***** SOURCE DATA *****

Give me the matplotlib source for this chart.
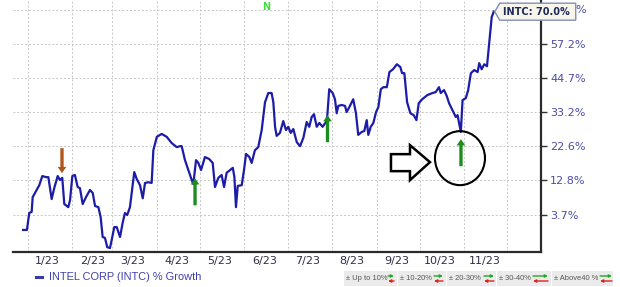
import numpy as np
import pandas as pd
import matplotlib
matplotlib.use("Agg")
import matplotlib.pyplot as plt
import matplotlib.dates as mdates
import matplotlib.transforms as mtransforms
from matplotlib.patches import Polygon, Ellipse, Rectangle, FancyArrowPatch
from matplotlib.lines import Line2D
from matplotlib.ticker import FixedLocator, FixedFormatter, FuncFormatter, NullFormatter, NullLocator

# ---------------- data ----------------
start_date = "2023-01-01"
ticker = "INTC"
series_name = "INTEL CORP (INTC) % Growth"

# days after start_date
day_offset = [
    -3.1, -0.4, 1.2, 2.9, 3.6, 6.4, 8.2, 10.3, 12.9, 14.5,
    16.8, 18.6, 21.0, 22.6, 24.2, 25.6, 28.4, 29.6, 31.2, 33.0,
    34.9, 36.5, 38.4, 40.7, 43.5, 45.4, 47.0, 49.3, 50.9, 52.3,
    53.9, 55.5, 57.4, 58.6, 60.4, 62.1, 64.4, 66.2, 67.8, 69.4,
    71.3, 74.3, 76.0, 78.3, 80.2, 81.8, 84.1, 86.4, 87.6, 90.0,
    93.4, 96.9, 100.4, 103.9, 106.2, 107.3, 109.6, 111.9, 114.3, 115.4,
    117.3, 118.9, 120.8, 123.5, 126.5, 128.9, 130.5, 132.8, 135.1, 136.8,
    138.6, 141.0, 142.9, 144.0, 145.1, 146.3, 149.1, 150.7, 152.1, 154.4,
    156.0, 158.3, 160.6, 163.0, 165.3, 167.6, 169.9, 171.1, 172.3, 173.4,
    175.7, 178.0, 179.9, 181.5, 183.2, 185.0, 187.4, 189.7, 192.0, 194.3,
    196.1, 197.8, 199.4, 201.3, 203.1, 205.4, 207.7, 208.6, 210.0, 212.4,
    214.0, 215.2, 216.3, 218.7, 221.0, 222.1, 224.0, 226.7, 228.6, 230.2,
    232.6, 234.4, 236.1, 237.2, 238.9, 240.7, 242.6, 244.2, 245.9, 247.7,
    250.1, 251.9, 254.4, 257.1, 259.5, 260.7, 262.3, 264.2, 266.5, 268.8,
    270.7, 272.3, 274.7, 278.3, 281.8, 284.1, 286.4, 287.6, 289.9, 291.8,
    293.4, 295.8, 298.1, 299.3, 300.4, 301.6, 302.8, 305.1, 306.7, 308.6,
    310.9, 313.3, 314.4, 316.1, 317.9, 319.8, 321.4, 323.1, 324.5,
]

pct_growth = [
    0.0, 0.0, 4.2, 4.5, 8.3, 10.2, 11.5, 14.0, 13.7, 13.7,
    7.8, 10.7, 14.0, 12.9, 13.5, 6.5, 5.7, 7.5, 14.0, 14.3,
    11.0, 10.7, 6.5, 8.3, 10.2, 9.4, 6.0, 5.7, 3.2, -1.7,
    -1.9, -4.1, -4.3, -2.4, 0.7, 0.7, -1.7, 1.7, 4.2, 3.7,
    5.7, 15.1, 13.2, 11.5, 8.0, 12.1, 12.3, 12.1, 21.4, 25.4,
    26.3, 25.4, 23.5, 22.3, 22.6, 22.6, 18.5, 15.7, 12.9, 11.8,
    18.5, 17.7, 15.7, 19.4, 18.8, 17.7, 11.0, 13.5, 14.3, 11.0,
    14.9, 15.7, 16.3, 13.7, 5.7, 11.3, 11.5, 15.7, 20.3, 19.4,
    17.7, 21.4, 22.3, 27.5, 36.4, 39.5, 39.5, 36.4, 28.5, 25.7,
    26.6, 30.3, 27.5, 28.5, 26.6, 27.8, 23.8, 22.6, 25.1, 30.0,
    28.5, 31.6, 32.5, 28.5, 29.7, 28.5, 30.0, 31.6, 40.8, 39.5,
    37.4, 32.8, 35.2, 35.5, 35.2, 33.2, 34.8, 37.4, 32.8, 26.0,
    26.9, 27.2, 30.6, 26.0, 28.5, 29.7, 33.2, 34.8, 40.8, 41.5,
    41.5, 46.8, 47.8, 49.6, 48.6, 46.4, 46.4, 36.4, 32.8, 32.2,
    30.6, 36.1, 37.4, 38.8, 39.5, 39.8, 41.5, 39.5, 40.5, 38.5,
    36.1, 33.8, 31.6, 32.2, 29.7, 26.9, 37.1, 37.8, 40.5, 46.4,
    47.5, 46.8, 50.0, 47.8, 49.6, 48.9, 57.6, 67.8, 70.0,
]

# the top gridline's label is hidden behind the value flag; only its "%" shows
y_ticks = [3.7, 12.8, 22.6, 33.2, 44.7, 57.2, 70.8]
y_tick_labels = ["3.7%", "12.8%", "22.6%", "33.2%", "44.7%", "57.2%", ""]
hidden_tail = "%"

# buy / sell signal markers (day offset, % level the arrow points at)
signal_day = [24.0, 116.6, 208.8, 301.7]
signal_pct = [14.8, 13.4, 32.2, 24.7]
signal_kind = ["sell", "buy", "buy", "buy"]
news_day = [165.8]

band_labels = ["\u00b1 Up to 10%", "\u00b1 10-20%", "\u00b1 20-30%", "\u00b1 30-40%", "\u00b1 Above40 %"]

# ---------------- figure ----------------
W, H = 620, 287
fig = plt.figure(figsize=(W / 100, H / 100), dpi=100)
fig.patch.set_facecolor("white")
ax = fig.add_axes([13 / W, 1 - 252 / H, (541 - 13) / W, 252 / H])

base = pd.Timestamp(start_date)
dates = base + pd.to_timedelta(np.array(day_offset), unit="D")


def fwd(g):
    return np.log1p(np.asarray(g, dtype=float) / 100.0)


def inv(v):
    return np.expm1(np.asarray(v, dtype=float)) * 100.0


ax.set_yscale("function", functions=(fwd, inv))
ax.set_ylim(-5.22, 74.9)
ax.set_xlim(base + pd.Timedelta(days=-10.1), base + pd.Timedelta(days=357.4))

line_color = "#1c1ca8"
ax.plot(dates, pct_growth, color=line_color, lw=1.6, zorder=3, solid_joinstyle="round")

# axes styling
for s in ("left", "top"):
    ax.spines[s].set_visible(False)
for s in ("right", "bottom"):
    ax.spines[s].set_color("#2b2b2b")
    ax.spines[s].set_linewidth(1.6)

ax.yaxis.tick_right()
ax.yaxis.set_major_locator(FixedLocator(y_ticks))
ax.yaxis.set_major_formatter(FixedFormatter(y_tick_labels))
ax.yaxis.set_minor_locator(NullLocator())
tick_label_color = "#4b4ba6"
ax.tick_params(axis="y", which="major", direction="out", length=4.3, width=1.0,
               color="#333333", pad=2.2, labelsize=8, labelcolor=tick_label_color)

ax.xaxis.set_major_locator(mdates.MonthLocator())
ax.xaxis.set_major_formatter(NullFormatter())
ax.xaxis.set_minor_locator(mdates.MonthLocator(bymonth=range(1, 12), bymonthday=15))


def month_fmt(x, pos):
    d = mdates.num2date(x)
    return f"{d.month}/{d:%y}"


ax.xaxis.set_minor_formatter(FuncFormatter(month_fmt))
ax.tick_params(axis="x", which="both", length=0, pad=2.6, labelsize=8, labelcolor="#2f2f45")

ax.set_axisbelow(True)
ax.grid(True, which="major", axis="both", color="#c6c6c6", ls=(0, (2, 2)), lw=0.7)

# signal arrows
for d, p, k in zip(signal_day, signal_pct, signal_kind):
    xd = base + pd.Timedelta(days=d)
    if k == "sell":
        col, off = "#b0581c", 18.0
    else:
        col, off = "#1f8c1f", -19.5
    ax.annotate("", xy=(xd, p), xytext=(0, off), textcoords="offset points",
                arrowprops=dict(arrowstyle="simple,head_length=0.45,head_width=0.62,tail_width=0.24",
                                mutation_scale=10, facecolor=col, edgecolor="none", lw=0,
                                shrinkA=0, shrinkB=0), zorder=4)

# news marker
btrans = mtransforms.blended_transform_factory(ax.transData, ax.transAxes)
for d in news_day:
    ax.text(mdates.date2num(base + pd.Timedelta(days=d)), 0.972, "N", transform=btrans,
            ha="center", va="center", fontsize=7, fontweight="bold", color="#44dd44")

# highlight circle + hollow block arrow at the last buy signal
anc = ax.transData.transform((mdates.date2num(base + pd.Timedelta(days=signal_day[-1])), signal_pct[-1]))
T = mtransforms.Affine2D().translate(anc[0], anc[1])
fig.add_artist(Ellipse((-1, -19), 50, 54, transform=T, fill=False, ec="black", lw=1.5, zorder=8))
arrow_pts = [(-70, -15), (-51, -15), (-51, -6), (-31, -23), (-51, -41), (-51, -32), (-70, -32)]
fig.add_artist(Polygon(arrow_pts, closed=True, transform=T, fc="white", ec="black", lw=1.8,
                       joinstyle="miter", zorder=8))

# current value flag
last = ax.transData.transform((mdates.date2num(dates[-1]), pct_growth[-1]))
T2 = mtransforms.Affine2D().translate(last[0], last[1])
flag = [(1, 0), (6, 8.5), (82, 8.5), (82, -8.5), (6, -8.5)]
fig.add_artist(Polygon(flag, closed=True, transform=T2, fc="#f8f6ea", ec="#7f8fb8", lw=1.0, zorder=10))
fig.text(43, 0, f"{ticker}: {pct_growth[-1]:.1f}%", transform=T2, ha="center", va="center",
         fontsize=7, fontweight="bold", color="#1c2a5c", zorder=11)

# visible tail of the hidden top tick label, just right of the flag
top_tick = ax.transData.transform((0, y_ticks[-1]))
fig.text(586 / W, top_tick[1] / H, hidden_tail, ha="right", va="center", fontsize=8,
         color=tick_label_color)


# ---------------- legend (bottom) ----------------
def fx(x):
    return x / W


def fy(y):
    return 1 - y / H


fig.add_artist(Line2D([fx(36), fx(42)], [fy(277), fy(277)], color="#3a3aa8", lw=2.2))
fig.text(fx(49), fy(277), series_name, ha="left", va="center", fontsize=7.9,
         family=["Liberation Sans", "DejaVu Sans"], color="#4040aa")

box_x = [(344, 397), (398, 446), (447, 496), (497, 551), (552, 613)]
arr_x = [(388, 394), (434, 443), (484, 494), (533, 548), (600, 612)]
for (x0, x1), (a0, a1), lab in zip(box_x, arr_x, band_labels):
    fig.add_artist(Rectangle((fx(x0), fy(286)), fx(x1) - fx(x0), fy(271) - fy(286),
                             transform=fig.transFigure, fc="#ebebeb", ec="none"))
    fig.text(fx(x0 + 2), fy(278.5), lab, ha="left", va="center", fontsize=5.4,
             family=["Liberation Sans Narrow", "Liberation Sans", "DejaVu Sans"], color="#555555")
    fig.add_artist(FancyArrowPatch((fx(a0), fy(276)), (fx(a1), fy(276)), transform=fig.transFigure,
                                   arrowstyle="-|>", mutation_scale=4, lw=1.0, color="#22aa22",
                                   shrinkA=0, shrinkB=0))
    fig.add_artist(FancyArrowPatch((fx(a1), fy(281)), (fx(a0), fy(281)), transform=fig.transFigure,
                                   arrowstyle="-|>", mutation_scale=4, lw=1.0, color="#dd2222",
                                   shrinkA=0, shrinkB=0))

fig.savefig("out.png", dpi=100, facecolor="white")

*****

# DESCRIPTION OF THE TASK
Give again, word for word, every line from the top of the data through the line with "CORP (INTC) %", both ends included, and exclude the pictures.

# WRITTEN REPLY
Give me the matplotlib source for this chart.
import numpy as np
import pandas as pd
import matplotlib
matplotlib.use("Agg")
import matplotlib.pyplot as plt
import matplotlib.dates as mdates
import matplotlib.transforms as mtransforms
from matplotlib.patches import Polygon, Ellipse, Rectangle, FancyArrowPatch
from matplotlib.lines import Line2D
from matplotlib.ticker import FixedLocator, FixedFormatter, FuncFormatter, NullFormatter, NullLocator

# ---------------- data ----------------
start_date = "2023-01-01"
ticker = "INTC"
series_name = "INTEL CORP (INTC) % Growth"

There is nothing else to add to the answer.